Russia's vast size and the great distances that often separate sources of raw materials and foodstuffs from consuming areas place a heavy burden on the transport system. One result has been the continuing dominance of the railways, which account for about 90 percent of the country's freight turnover (60 percent if pipelines are included) and half of all passenger movement. Nevertheless, the rail network is a very open one, and its density varies regionally: highest in the Northwest, Central, and Central Black Earth regions; lowest in Siberia and the Far East. Indeed, east of the Urals the term “network” is a misnomer, since the system consists of only a few major trunk routes (e.g., the Trans-Siberian Railroad and Baikal-Amur Mainline) with feeder branches to sites of economic importance. Russian railways are among the world's leading freight carriers, the line from the Kuznetsk to the Urals being especially prominent.
Apart from highways linking the major cities of European Russia, the road system is underdeveloped and carries only a tiny fraction of the freight. A much greater volume, in fact, is
carried by inland waterways. Although the greatest volume is carried on the Volga system, river transport is most vital in areas devoid of railways.
In addition to its vital role in foreign trade, maritime transport also has some importance in linking the various regions of Russia, particularly those that face the Arctic seaboard. Traffic on the Arctic Ocean route is seasonal.

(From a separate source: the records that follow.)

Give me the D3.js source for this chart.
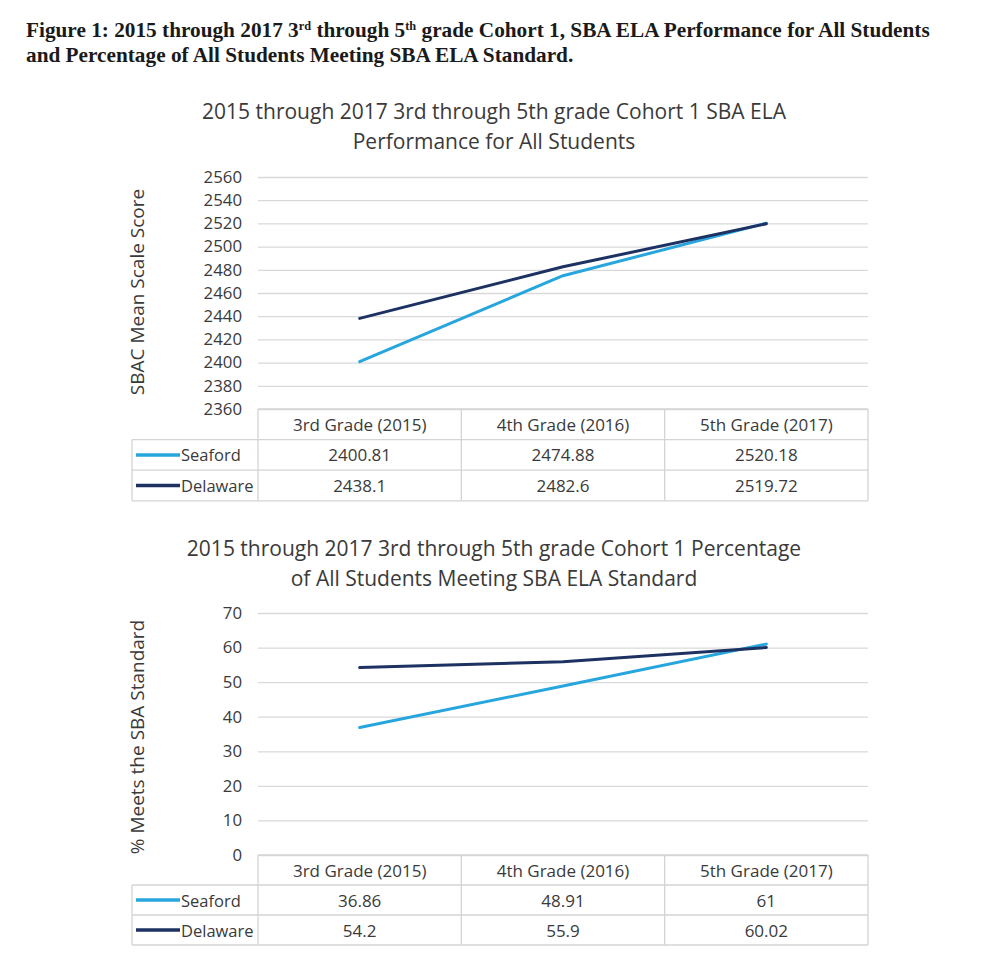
<!DOCTYPE html>
<html>
<head>
<meta charset="utf-8">
<script src="https://cdn.jsdelivr.net/npm/d3@7"></script>
<style>
  body { margin: 0; background: #fff; }
  text { font-family: 'Open Sans', 'Noto Sans', sans-serif; }
</style>
</head>
<body>
<script>
// data
const grades = ['3rd Grade (2015)', '4th Grade (2016)', '5th Grade (2017)'];
const seriesNames = ['Seaford', 'Delaware'];
const seriesColors = ['#27a6de', '#1d3262'];

const scoreSeaford = [2400.81, 2474.88, 2520.18];
const scoreDelaware = [2438.1, 2482.6, 2519.72];
const scoreTicks = [2360, 2380, 2400, 2420, 2440, 2460, 2480, 2500, 2520, 2540, 2560];

const pctSeaford = [36.86, 48.91, 61];
const pctDelaware = [54.2, 55.9, 60.02];
const pctTicks = [0, 10, 20, 30, 40, 50, 60, 70];

const W = 998, H = 968;
const textCol = '#3a3a3a';
const svg = d3.select('body').append('svg')
  .attr('width', W)
  .attr('height', H);

// figure caption (serif, bold) with superscripts
const caption = svg.append('g').attr('class', 'caption');
const cap1 = caption.append('text')
  .attr('x', 26).attr('y', 37)
  .style('font-family', "'Liberation Serif', serif")
  .style('font-weight', 'bold')
  .style('font-size', '19px')
  .attr('fill', '#1a1a1a');
cap1.append('tspan').text('Figure 1: 2015 through 2017 3');
cap1.append('tspan').attr('baseline-shift', 'super').style('font-size', '11px').text('rd');
cap1.append('tspan').text(' through 5');
cap1.append('tspan').attr('baseline-shift', 'super').style('font-size', '11px').text('th');
cap1.append('tspan').text(' grade Cohort 1, SBA ELA Performance for All Students');

const cap2 = caption.append('text')
  .attr('x', 26).attr('y', 62)
  .style('font-family', "'Liberation Serif', serif")
  .style('font-weight', 'bold')
  .style('font-size', '19px')
  .attr('fill', '#1a1a1a')
  .text('and Percentage of All Students Meeting SBA ELA Standard.');

// squeeze caption to the width it has in the figure
const capLen = cap1.node().getComputedTextLength();
const capFs = 19 * 904 / capLen;
caption.selectAll('text').style('font-size', capFs + 'px');
cap1.selectAll('tspan[baseline-shift]').style('font-size', (capFs * 0.58) + 'px');

const x = d3.scaleBand()
  .domain(grades)
  .range([258, 868]);

function drawChart(opts) {
  const g = svg.append('g').attr('class', 'chart');

  const y = d3.scaleLinear()
    .domain(d3.extent(opts.ticks))
    .range([opts.bottom, opts.top]);

  // title
  g.selectAll('text.title')
    .data(opts.title)
    .enter()
    .append('text')
    .attr('class', 'title')
    .attr('x', 494)
    .attr('y', (d, i) => opts.titleY + i * 30)
    .attr('text-anchor', 'middle')
    .attr('dominant-baseline', 'central')
    .attr('fill', textCol)
    .style('font-size', '21px')
    .text(d => d);

  // gridlines + tick labels
  const axis = g.append('g')
    .attr('transform', `translate(${x.range()[0]},0)`)
    .call(d3.axisLeft(y)
      .tickValues(opts.ticks)
      .tickSize(-(x.range()[1] - x.range()[0]))
      .tickPadding(16)
      .tickFormat(d3.format('d')));
  axis.select('.domain').remove();
  axis.selectAll('line').attr('stroke', '#d9d9d9').attr('stroke-width', 1.3);
  axis.selectAll('text')
    .attr('fill', textCol)
    .style('font-size', '16.8px')
    .style('font-family', "'Open Sans', sans-serif");

  // y axis title
  g.append('text')
    .attr('transform', `translate(137,${opts.labelY}) rotate(-90)`)
    .attr('text-anchor', 'middle')
    .attr('dominant-baseline', 'central')
    .attr('fill', textCol)
    .style('font-size', '19px')
    .text(opts.yLabel);

  // data table below the plot
  const rowH = opts.rowH;
  const t0 = opts.bottom;
  const tBottom = t0 + rowH * 3;
  const table = g.append('g').attr('class', 'table');
  const borderCol = '#d4d4d4';

  table.append('line')
    .attr('x1', x.range()[0]).attr('x2', x.range()[1])
    .attr('y1', t0).attr('y2', t0);
  [1, 2, 3].forEach(r => {
    table.append('line')
      .attr('x1', 132).attr('x2', x.range()[1])
      .attr('y1', t0 + r * rowH).attr('y2', t0 + r * rowH);
  });
  table.append('line')
    .attr('x1', 132).attr('x2', 132)
    .attr('y1', t0 + rowH).attr('y2', tBottom);
  grades.forEach(c => {
    table.append('line')
      .attr('x1', x(c)).attr('x2', x(c))
      .attr('y1', t0).attr('y2', tBottom);
  });
  table.append('line')
    .attr('x1', x.range()[1]).attr('x2', x.range()[1])
    .attr('y1', t0).attr('y2', tBottom);
  table.selectAll('line').attr('stroke', borderCol).attr('stroke-width', 1.3);

  table.selectAll('text.head')
    .data(grades)
    .enter()
    .append('text')
    .attr('class', 'head')
    .attr('x', d => x(d) + x.bandwidth() / 2)
    .attr('y', t0 + rowH / 2)
    .attr('text-anchor', 'middle')
    .attr('dominant-baseline', 'central')
    .attr('fill', textCol)
    .style('font-size', '17px')
    .text(d => d);

  opts.series.forEach((vals, s) => {
    const cy = t0 + rowH * (s + 1) + rowH / 2;
    table.append('line')
      .attr('x1', 136).attr('x2', 180)
      .attr('y1', cy).attr('y2', cy)
      .attr('stroke', seriesColors[s])
      .attr('stroke-width', 3.5);
    table.append('text')
      .attr('x', 181)
      .attr('y', cy)
      .attr('dominant-baseline', 'central')
      .attr('fill', textCol)
      .style('font-size', '16.5px')
      .text(seriesNames[s]);
    table.selectAll(null)
      .data(vals)
      .enter()
      .append('text')
      .attr('x', (d, i) => x(grades[i]) + x.bandwidth() / 2)
      .attr('y', cy)
      .attr('text-anchor', 'middle')
      .attr('dominant-baseline', 'central')
      .attr('fill', textCol)
      .style('font-size', '17px')
      .text(d => String(d));
  });

  // lines
  const line = d3.line()
    .x((d, i) => x(grades[i]) + x.bandwidth() / 2)
    .y(d => y(d));

  g.selectAll('path.series')
    .data(opts.series)
    .enter()
    .append('path')
    .attr('class', 'series')
    .attr('d', line)
    .attr('fill', 'none')
    .attr('stroke', (d, i) => seriesColors[i])
    .attr('stroke-width', 3)
    .attr('stroke-linecap', 'round')
    .attr('stroke-linejoin', 'round');
}

drawChart({
  title: ['2015 through 2017 3rd through 5th grade Cohort 1 SBA ELA', 'Performance for All Students'],
  titleY: 111,
  ticks: scoreTicks,
  top: 177,
  bottom: 409,
  rowH: 30.6,
  yLabel: 'SBAC Mean Scale Score',
  labelY: 292,
  series: [scoreSeaford, scoreDelaware]
});

drawChart({
  title: ['2015 through 2017 3rd through 5th grade Cohort 1 Percentage', 'of All Students Meeting SBA ELA Standard'],
  titleY: 548,
  ticks: pctTicks,
  top: 613,
  bottom: 855,
  rowH: 30,
  yLabel: '% Meets the SBA Standard',
  labelY: 737,
  series: [pctSeaford, pctDelaware]
});
</script>
</body>
</html>
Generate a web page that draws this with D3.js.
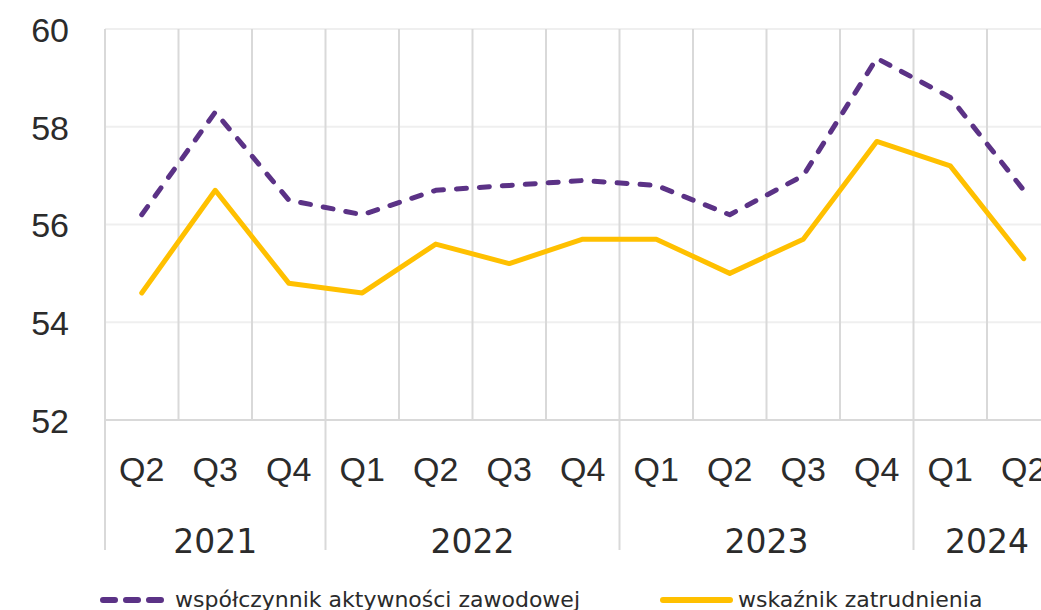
<!DOCTYPE html>
<html>
<head>
<meta charset="utf-8">
<script src="https://cdn.jsdelivr.net/npm/d3@7"></script>
<style>
  html, body { margin: 0; padding: 0; background: #fff; overflow: hidden; }
  svg { display: block; font-family: "DejaVu Sans", sans-serif; }
  .tick text { fill: #2b2b2b; }
</style>
</head>
<body>
<svg class="chart"></svg>
<script>
(function() {
  'use strict';

var quarters = ['Q2', 'Q3', 'Q4', 'Q1', 'Q2', 'Q3', 'Q4', 'Q1', 'Q2', 'Q3', 'Q4', 'Q1', 'Q2'];
var years = ['2021', '2022', '2023', '2024'];
var yearCounts = [3, 4, 4, 2];
var activity = [56.2, 58.3, 56.5, 56.2, 56.7, 56.8, 56.9, 56.8, 56.2, 57.0, 59.4, 58.6, 56.7];
var employment = [54.6, 56.7, 54.8, 54.6, 55.6, 55.2, 55.7, 55.7, 55.0, 55.7, 57.7, 57.2, 55.3];
var yTicks = [52, 54, 56, 58, 60];
var seriesNames = ['współczynnik aktywności zawodowej', 'wskaźnik zatrudnienia'];

var width = 1041,
    height = 610;

var left = 105,
    top = 29,
    bottom = 420,
    band = 73.5;

var purple = '#5b3286',
    yellow = '#ffc000',
    ink = '#2b2b2b';

var x = d3.scaleBand()
    .domain(d3.range(quarters.length))
    .range([left, left + band * quarters.length]);

var y = d3.scaleLinear()
    .domain([52, 60])
    .range([bottom, top]);

var chart = d3.select('.chart')
    .attr('width', width)
    .attr('height', height);

// horizontal grid
chart.append('g')
  .selectAll('line')
    .data(yTicks)
  .enter().append('line')
    .attr('x1', left)
    .attr('x2', width)
    .attr('y1', function(d) { return y(d); })
    .attr('y2', function(d) { return y(d); })
    .attr('stroke', function(d) { return d === 52 ? '#d9d9d9' : '#efefef'; })
    .attr('stroke-width', 2);

// vertical grid, one per category boundary
chart.append('g')
  .selectAll('line')
    .data(d3.range(quarters.length))
  .enter().append('line')
    .attr('x1', function(i) { return x(i); })
    .attr('x2', function(i) { return x(i); })
    .attr('y1', top)
    .attr('y2', bottom)
    .attr('stroke', '#d9d9d9')
    .attr('stroke-width', 2);

// year separators below the axis
var starts = [0];
yearCounts.forEach(function(c, i) { starts.push(starts[i] + c); });

chart.append('g')
  .selectAll('line')
    .data(starts.slice(0, years.length))
  .enter().append('line')
    .attr('x1', function(i) { return x(i); })
    .attr('x2', function(i) { return x(i); })
    .attr('y1', bottom)
    .attr('y2', 550)
    .attr('stroke', '#d9d9d9')
    .attr('stroke-width', 2);

// y axis labels
var yAxis = d3.axisLeft(y)
    .tickValues(yTicks)
    .tickSize(0)
    .tickPadding(0);

chart.append('g')
    .attr('transform', 'translate(69,0)')
    .call(yAxis)
    .call(function(g) { g.select('.domain').remove(); })
    .selectAll('text')
      .style('font-size', '34px')
      .attr('dy', '0.36em');

// quarter labels
var xAxis = d3.axisBottom(x)
    .tickFormat(function(i) { return quarters[i]; })
    .tickSize(0)
    .tickPadding(0);

chart.append('g')
    .attr('transform', 'translate(0,' + 457 + ')')
    .call(xAxis)
    .call(function(g) { g.select('.domain').remove(); })
    .selectAll('text')
      .style('font-size', '34px')
      .attr('dy', '0.71em');

// year labels
chart.append('g')
  .selectAll('text')
    .data(years)
  .enter().append('text')
    .attr('x', function(d, i) {
      var a = x(starts[i]);
      var b = x(starts[i + 1] - 1) + x.bandwidth();
      return (a + b) / 2;
    })
    .attr('y', 553)
    .attr('text-anchor', 'middle')
    .style('font-size', '33px')
    .style('fill', ink)
    .text(function(d) { return d; });

var line = d3.line()
    .x(function(d, i) { return x(i) + x.bandwidth() / 2; })
    .y(function(d) { return y(d); });

chart.append('path')
    .datum(employment)
    .attr('d', line)
    .attr('fill', 'none')
    .attr('stroke', yellow)
    .attr('stroke-width', 5)
    .attr('stroke-linejoin', 'round')
    .attr('stroke-linecap', 'round');

chart.append('path')
    .datum(activity)
    .attr('d', line)
    .attr('fill', 'none')
    .attr('stroke', purple)
    .attr('stroke-width', 5)
    .attr('stroke-dasharray', '10,13')
    .attr('stroke-linejoin', 'round')
    .attr('stroke-linecap', 'round');

// legend
var legend = chart.append('g');

legend.append('line')
    .attr('x1', 103).attr('x2', 161)
    .attr('y1', 600).attr('y2', 600)
    .attr('stroke', purple)
    .attr('stroke-width', 6)
    .attr('stroke-dasharray', '12,11')
    .attr('stroke-linecap', 'round');

legend.append('text')
    .attr('x', 175)
    .attr('y', 607)
    .style('font-size', '22px')
    .style('fill', ink)
    .text(seriesNames[0]);

legend.append('line')
    .attr('x1', 663).attr('x2', 730)
    .attr('y1', 600).attr('y2', 600)
    .attr('stroke', yellow)
    .attr('stroke-width', 6)
    .attr('stroke-linecap', 'round');

legend.append('text')
    .attr('x', 738)
    .attr('y', 607)
    .style('font-size', '22px')
    .style('fill', ink)
    .text(seriesNames[1]);
}());
</script>
</body>
</html>
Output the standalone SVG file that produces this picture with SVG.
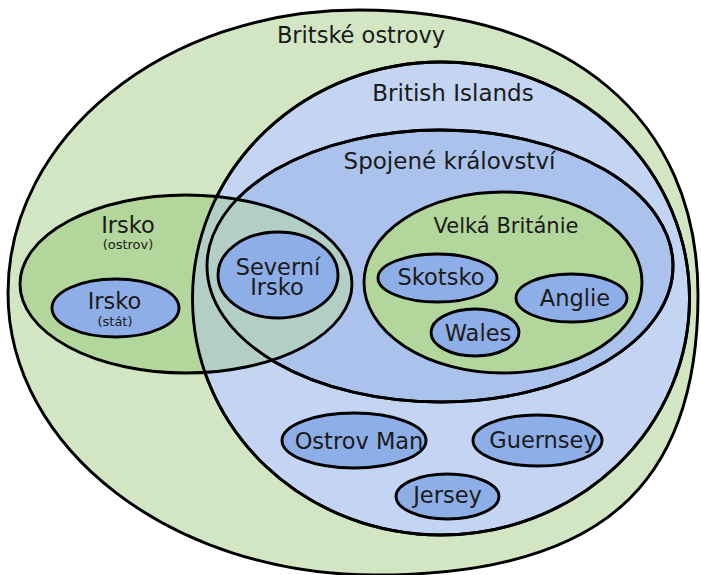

Air transport plays an increasingly important role. Russian airlines carry only a minute fraction of all freight, chiefly high-value items to and from the remote parts of Siberia, where aircraft are sometimes the only means of transport. Airlines are responsible for nearly one-fifth of all passenger movement. Aeroflot, the largest airline in the world, formerly the state airline of the Soviet Union, carries more than 80 million passengers a year.